**REQUIRED TASK**
Return verbatim everything from the first line through the line that contains "(0,0) rectangle (1617,938);", and stop there.

* START RECORDED DATA *

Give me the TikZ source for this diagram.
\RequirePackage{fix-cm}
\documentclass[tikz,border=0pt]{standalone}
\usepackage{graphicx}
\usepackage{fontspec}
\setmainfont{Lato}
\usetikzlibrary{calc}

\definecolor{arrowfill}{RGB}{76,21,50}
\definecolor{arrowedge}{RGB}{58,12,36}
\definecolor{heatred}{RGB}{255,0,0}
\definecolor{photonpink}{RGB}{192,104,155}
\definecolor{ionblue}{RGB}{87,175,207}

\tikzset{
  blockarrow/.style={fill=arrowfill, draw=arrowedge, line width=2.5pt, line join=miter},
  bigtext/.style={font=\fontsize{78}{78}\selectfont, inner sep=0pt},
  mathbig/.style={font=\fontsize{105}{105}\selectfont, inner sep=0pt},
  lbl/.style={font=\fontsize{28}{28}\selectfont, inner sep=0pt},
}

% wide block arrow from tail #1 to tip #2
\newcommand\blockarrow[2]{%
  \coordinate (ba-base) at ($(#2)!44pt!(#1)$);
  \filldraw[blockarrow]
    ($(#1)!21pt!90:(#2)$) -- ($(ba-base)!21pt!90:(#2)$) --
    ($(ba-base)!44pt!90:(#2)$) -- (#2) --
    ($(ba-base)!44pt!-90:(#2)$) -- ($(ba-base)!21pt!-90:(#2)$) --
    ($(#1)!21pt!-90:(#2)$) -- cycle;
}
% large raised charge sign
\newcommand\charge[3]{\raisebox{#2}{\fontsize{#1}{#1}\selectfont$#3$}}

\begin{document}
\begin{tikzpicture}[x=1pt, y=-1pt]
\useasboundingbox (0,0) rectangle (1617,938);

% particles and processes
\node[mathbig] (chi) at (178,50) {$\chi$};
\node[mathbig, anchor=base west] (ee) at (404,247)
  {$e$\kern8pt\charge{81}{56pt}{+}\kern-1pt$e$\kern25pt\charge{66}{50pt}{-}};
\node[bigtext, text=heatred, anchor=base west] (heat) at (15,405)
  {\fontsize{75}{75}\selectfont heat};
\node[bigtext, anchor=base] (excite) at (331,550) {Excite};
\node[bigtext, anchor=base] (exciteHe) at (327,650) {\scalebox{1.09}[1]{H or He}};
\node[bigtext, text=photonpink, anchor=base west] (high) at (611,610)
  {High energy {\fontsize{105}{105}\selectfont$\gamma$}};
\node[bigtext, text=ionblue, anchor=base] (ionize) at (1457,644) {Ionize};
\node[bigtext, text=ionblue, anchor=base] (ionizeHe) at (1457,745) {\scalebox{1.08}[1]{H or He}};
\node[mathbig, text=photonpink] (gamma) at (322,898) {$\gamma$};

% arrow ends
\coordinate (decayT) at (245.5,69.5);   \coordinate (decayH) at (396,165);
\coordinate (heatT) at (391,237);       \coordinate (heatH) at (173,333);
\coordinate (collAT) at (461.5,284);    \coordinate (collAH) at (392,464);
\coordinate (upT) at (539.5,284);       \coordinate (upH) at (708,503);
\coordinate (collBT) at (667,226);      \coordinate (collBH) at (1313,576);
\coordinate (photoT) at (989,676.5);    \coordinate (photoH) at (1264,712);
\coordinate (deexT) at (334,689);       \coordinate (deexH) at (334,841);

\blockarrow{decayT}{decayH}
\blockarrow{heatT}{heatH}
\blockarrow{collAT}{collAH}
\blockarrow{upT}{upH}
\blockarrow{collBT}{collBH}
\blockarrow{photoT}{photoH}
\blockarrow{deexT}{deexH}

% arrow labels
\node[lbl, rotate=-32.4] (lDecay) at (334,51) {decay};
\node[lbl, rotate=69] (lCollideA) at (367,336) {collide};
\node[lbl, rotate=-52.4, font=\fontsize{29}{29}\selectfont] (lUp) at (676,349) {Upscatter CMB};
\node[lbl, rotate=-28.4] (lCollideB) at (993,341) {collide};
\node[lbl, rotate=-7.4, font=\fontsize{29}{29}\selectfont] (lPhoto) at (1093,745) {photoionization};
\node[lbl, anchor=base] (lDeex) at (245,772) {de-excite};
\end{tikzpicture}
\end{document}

* END RECORDED DATA *

**ANSWER TO THIS PROBLEM**
Give me the TikZ source for this diagram.
\RequirePackage{fix-cm}
\documentclass[tikz,border=0pt]{standalone}
\usepackage{graphicx}
\usepackage{fontspec}
\setmainfont{Lato}
\usetikzlibrary{calc}

\definecolor{arrowfill}{RGB}{76,21,50}
\definecolor{arrowedge}{RGB}{58,12,36}
\definecolor{heatred}{RGB}{255,0,0}
\definecolor{photonpink}{RGB}{192,104,155}
\definecolor{ionblue}{RGB}{87,175,207}

\tikzset{
  blockarrow/.style={fill=arrowfill, draw=arrowedge, line width=2.5pt, line join=miter},
  bigtext/.style={font=\fontsize{78}{78}\selectfont, inner sep=0pt},
  mathbig/.style={font=\fontsize{105}{105}\selectfont, inner sep=0pt},
  lbl/.style={font=\fontsize{28}{28}\selectfont, inner sep=0pt},
}

% wide block arrow from tail #1 to tip #2
\newcommand\blockarrow[2]{%
  \coordinate (ba-base) at ($(#2)!44pt!(#1)$);
  \filldraw[blockarrow]
    ($(#1)!21pt!90:(#2)$) -- ($(ba-base)!21pt!90:(#2)$) --
    ($(ba-base)!44pt!90:(#2)$) -- (#2) --
    ($(ba-base)!44pt!-90:(#2)$) -- ($(ba-base)!21pt!-90:(#2)$) --
    ($(#1)!21pt!-90:(#2)$) -- cycle;
}
% large raised charge sign
\newcommand\charge[3]{\raisebox{#2}{\fontsize{#1}{#1}\selectfont$#3$}}

\begin{document}
\begin{tikzpicture}[x=1pt, y=-1pt]
\useasboundingbox (0,0) rectangle (1617,938);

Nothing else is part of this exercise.